The e-commerce giant said they saw potential in Australia because prices are too high, saying “your margin is our opportunity” as their “motto” for Australia.
Mr Goyder, chief executive at Wesfarmers, whose conglomerate owns retailers Coles, Bunnings, Target, Kmart and Officeworks has repeatedly warned that “Amazon will eat all our breakfasts, lunches and dinners.” and adds that his biggest fear “was not the looming competitive threat from rival domestic retailers, but tech companies such as Amazon that were heading this way.”
The disruption doesn’t end there. Amazon is revolutionising deliveries and logistics, working on delivery of on-demand groceries in urban areas. Amazon Prime Air, a future delivery system from Amazon is designed to safely get packages to customers in 30 minutes or less using small unmanned drones.
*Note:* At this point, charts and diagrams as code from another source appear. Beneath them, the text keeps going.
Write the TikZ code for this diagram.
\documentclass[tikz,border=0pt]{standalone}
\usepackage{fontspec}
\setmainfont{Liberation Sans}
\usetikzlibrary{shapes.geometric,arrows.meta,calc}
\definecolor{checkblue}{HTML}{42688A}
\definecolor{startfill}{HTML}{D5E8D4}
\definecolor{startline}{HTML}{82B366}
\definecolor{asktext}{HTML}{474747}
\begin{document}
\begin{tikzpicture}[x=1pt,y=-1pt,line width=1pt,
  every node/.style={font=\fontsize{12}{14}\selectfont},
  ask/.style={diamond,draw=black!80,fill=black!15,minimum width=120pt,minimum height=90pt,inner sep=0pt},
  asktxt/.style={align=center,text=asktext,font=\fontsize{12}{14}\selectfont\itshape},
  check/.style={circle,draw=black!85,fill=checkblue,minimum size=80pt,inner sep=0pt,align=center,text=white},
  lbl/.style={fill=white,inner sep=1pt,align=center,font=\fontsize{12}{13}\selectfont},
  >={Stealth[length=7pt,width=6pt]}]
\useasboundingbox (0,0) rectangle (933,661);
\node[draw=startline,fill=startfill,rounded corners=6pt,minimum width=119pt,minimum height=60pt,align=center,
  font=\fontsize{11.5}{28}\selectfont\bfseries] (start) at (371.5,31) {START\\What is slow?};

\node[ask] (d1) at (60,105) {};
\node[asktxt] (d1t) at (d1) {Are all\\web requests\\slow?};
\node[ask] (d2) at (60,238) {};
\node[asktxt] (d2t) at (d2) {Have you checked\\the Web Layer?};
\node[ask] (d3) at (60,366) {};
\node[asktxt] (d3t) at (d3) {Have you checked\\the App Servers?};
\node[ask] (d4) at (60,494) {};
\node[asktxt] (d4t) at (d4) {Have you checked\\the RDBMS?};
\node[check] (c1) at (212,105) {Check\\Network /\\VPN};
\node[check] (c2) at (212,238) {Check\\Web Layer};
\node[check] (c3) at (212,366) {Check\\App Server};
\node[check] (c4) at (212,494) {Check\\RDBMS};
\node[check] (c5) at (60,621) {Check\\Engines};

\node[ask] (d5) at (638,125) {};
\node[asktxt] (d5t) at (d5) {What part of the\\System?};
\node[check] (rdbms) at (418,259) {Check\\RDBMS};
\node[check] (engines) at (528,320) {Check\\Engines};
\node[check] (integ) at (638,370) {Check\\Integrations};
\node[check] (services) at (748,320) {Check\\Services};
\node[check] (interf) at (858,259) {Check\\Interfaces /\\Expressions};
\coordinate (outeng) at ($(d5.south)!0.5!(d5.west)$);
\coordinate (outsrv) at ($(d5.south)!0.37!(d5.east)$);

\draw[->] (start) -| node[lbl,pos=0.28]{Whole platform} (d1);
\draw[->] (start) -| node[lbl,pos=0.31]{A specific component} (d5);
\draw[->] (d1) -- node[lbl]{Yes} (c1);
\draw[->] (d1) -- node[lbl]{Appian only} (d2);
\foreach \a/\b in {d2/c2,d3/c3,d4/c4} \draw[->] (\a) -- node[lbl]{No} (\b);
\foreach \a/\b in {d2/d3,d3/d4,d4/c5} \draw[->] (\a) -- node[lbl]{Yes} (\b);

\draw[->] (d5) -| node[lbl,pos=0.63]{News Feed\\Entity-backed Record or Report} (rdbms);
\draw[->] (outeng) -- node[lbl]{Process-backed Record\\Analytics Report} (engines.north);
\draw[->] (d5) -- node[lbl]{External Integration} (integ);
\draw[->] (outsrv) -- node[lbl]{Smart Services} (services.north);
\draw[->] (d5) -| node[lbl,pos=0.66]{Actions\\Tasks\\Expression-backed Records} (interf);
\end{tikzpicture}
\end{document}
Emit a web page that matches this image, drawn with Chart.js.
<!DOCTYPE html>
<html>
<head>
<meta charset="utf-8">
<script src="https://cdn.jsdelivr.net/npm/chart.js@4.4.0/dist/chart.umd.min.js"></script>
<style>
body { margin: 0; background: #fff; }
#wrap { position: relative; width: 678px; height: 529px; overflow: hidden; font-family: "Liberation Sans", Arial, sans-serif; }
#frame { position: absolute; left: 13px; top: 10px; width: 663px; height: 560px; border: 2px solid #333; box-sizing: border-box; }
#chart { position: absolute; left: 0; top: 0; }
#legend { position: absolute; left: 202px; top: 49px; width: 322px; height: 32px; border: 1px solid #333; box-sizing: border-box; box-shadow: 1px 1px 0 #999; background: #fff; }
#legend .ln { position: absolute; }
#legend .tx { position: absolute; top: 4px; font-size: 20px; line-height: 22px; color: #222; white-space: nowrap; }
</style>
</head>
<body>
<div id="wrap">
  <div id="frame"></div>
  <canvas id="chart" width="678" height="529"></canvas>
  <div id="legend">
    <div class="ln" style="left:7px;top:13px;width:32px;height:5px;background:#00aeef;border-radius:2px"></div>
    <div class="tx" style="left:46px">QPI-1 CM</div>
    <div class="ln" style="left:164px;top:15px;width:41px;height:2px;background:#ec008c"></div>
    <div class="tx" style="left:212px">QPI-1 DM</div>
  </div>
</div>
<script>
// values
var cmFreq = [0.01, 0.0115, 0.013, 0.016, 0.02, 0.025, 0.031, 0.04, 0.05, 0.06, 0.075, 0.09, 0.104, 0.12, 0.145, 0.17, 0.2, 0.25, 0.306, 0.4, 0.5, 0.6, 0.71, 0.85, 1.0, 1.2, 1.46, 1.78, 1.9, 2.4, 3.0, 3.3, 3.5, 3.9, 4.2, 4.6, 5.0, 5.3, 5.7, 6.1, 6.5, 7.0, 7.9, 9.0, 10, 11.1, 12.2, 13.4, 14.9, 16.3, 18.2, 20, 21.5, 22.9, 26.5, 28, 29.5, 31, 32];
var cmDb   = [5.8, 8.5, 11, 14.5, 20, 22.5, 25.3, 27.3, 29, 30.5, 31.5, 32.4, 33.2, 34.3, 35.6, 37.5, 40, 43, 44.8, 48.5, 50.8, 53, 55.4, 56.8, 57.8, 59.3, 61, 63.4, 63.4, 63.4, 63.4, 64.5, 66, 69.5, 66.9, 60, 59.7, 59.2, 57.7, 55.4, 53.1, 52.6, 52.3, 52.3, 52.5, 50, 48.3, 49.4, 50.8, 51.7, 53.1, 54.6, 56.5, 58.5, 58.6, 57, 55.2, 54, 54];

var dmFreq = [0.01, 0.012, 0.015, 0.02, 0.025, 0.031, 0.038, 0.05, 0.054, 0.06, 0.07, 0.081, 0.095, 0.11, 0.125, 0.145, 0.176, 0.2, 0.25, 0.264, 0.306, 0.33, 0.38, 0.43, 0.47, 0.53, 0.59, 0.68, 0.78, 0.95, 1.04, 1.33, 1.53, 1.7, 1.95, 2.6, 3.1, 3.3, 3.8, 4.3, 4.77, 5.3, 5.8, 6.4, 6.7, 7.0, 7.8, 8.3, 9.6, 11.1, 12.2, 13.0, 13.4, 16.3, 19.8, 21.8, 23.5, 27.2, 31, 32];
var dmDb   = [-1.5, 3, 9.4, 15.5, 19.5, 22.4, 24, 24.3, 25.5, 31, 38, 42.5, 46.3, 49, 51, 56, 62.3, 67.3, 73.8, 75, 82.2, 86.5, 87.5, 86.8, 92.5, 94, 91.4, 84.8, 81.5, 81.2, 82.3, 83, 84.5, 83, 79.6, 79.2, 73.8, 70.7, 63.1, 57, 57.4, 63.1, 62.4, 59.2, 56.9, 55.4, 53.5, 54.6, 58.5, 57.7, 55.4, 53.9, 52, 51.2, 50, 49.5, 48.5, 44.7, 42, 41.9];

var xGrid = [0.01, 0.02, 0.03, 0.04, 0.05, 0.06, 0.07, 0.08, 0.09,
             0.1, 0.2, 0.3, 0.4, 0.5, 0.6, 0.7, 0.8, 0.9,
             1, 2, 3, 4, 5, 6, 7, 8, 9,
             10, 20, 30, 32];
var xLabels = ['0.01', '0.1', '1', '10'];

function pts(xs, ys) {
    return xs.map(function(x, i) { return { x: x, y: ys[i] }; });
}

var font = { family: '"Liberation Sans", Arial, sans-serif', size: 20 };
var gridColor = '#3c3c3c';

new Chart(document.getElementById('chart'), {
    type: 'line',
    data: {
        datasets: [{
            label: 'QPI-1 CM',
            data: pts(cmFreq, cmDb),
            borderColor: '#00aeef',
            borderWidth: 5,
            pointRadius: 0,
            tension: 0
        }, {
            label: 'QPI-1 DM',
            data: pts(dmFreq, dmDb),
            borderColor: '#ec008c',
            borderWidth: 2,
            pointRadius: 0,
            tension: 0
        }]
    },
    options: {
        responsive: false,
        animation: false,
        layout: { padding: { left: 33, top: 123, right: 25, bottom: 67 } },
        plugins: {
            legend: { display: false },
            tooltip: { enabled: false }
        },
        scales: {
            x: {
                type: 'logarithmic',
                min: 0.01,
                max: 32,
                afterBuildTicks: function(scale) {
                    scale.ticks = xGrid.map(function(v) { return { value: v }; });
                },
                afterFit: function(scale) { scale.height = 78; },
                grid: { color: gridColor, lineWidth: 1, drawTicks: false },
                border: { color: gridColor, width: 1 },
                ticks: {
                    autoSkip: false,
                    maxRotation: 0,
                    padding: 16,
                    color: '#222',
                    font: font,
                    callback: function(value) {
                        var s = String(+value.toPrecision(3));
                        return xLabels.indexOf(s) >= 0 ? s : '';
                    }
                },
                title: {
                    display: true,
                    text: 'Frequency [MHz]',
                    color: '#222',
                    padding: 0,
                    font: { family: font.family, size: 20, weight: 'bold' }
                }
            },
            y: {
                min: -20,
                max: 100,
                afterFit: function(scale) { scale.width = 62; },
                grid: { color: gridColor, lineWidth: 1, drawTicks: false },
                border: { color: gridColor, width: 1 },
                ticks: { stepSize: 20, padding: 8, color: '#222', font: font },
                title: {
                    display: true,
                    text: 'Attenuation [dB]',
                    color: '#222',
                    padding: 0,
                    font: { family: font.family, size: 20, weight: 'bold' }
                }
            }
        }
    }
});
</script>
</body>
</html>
Banks & Insurers: Get Ready
WeChat, the popular 1.1Billion user app is demonstrating what a cashless society will look like. Two years ago, it launched a “red packet” campaign in which WeChat users were able to send digital money to friends and family to celebrate Chinese New Year rather than sending cash in a red envelope, as is customary. In 2016, over 400 Million WeChat users sent 32 Billion packets of digital cash during the celebration.
Zhongan, China first digital insurance company started 3 years ago ago and is mulling an IPO in the next 18 months. It has sold 5.8 Billion policies to 460 Million customers. Zhongan’s radical approach to offer innovative micro-policies for binge drinking before a football game or for flight delays is revolutionising an industry that has long struggled to attract young people. The kicker, according to the Financial Times, is that the company’s big three backers, Chinese e-commerce company Alibaba, internet group Tencent and financial conglomerate Ping An, “have already collected user data across vast swaths of China’s internet, through online merchants, messaging applications and bank accounts. Now, when Zhongan underwrites its retail credit insurance products, it can tap into the personal credit scoring databases of the three Chinese internet groups — giving it one of the broadest views of credit data of any company in the country.” To continue its blazing success, Zhongan has prioritised recruiting staff with tech, rather than insurance, backgrounds.
Food & Beverage: Be Prepared
Lab based meat and beverage is making waves across the world. The day is not far where Kiwis will either choose traditional farm based milk, meat and eggs or lab-edited food, grown from cells. From just 2014 to 2015, investments in these sectors have doubled from US$ 2.6 bn to U$ 4.6 bn in the US alone. Perfect Day, a synthetic milk company, tastes just like cow milk but there’s no cow in sight. Companies like Beyond Meat flavour plant based ingredients to taste like meat and are gaining in popularity. Food technology has the capacity to disrupt New Zealand’s core industry, setting in motion a domino effect that will have far reaching effects.
What’s the bright spark in the midst of all these news?
There is time to wake up and act now. To think objectively and make technology work for all. To be ready for change. And build a global economy with products and services that have demand beyond our own borders. The other bright spot is the growing number of startups and early stage companies, harnessing technology and creating jobs. In August, the Australian Department of Industry, Innovation and Science released figures showing net job creation comes from early-stage and start-up businesses – with young companies creating nearly all of the 1.6 million net new jobs in Australia from 2003 to 2014. This does not happen by chance. It is a result of a strategic vision for the future.
To be prepared for the future, you owe yourself, that in 2017 you will sit up, take note and act.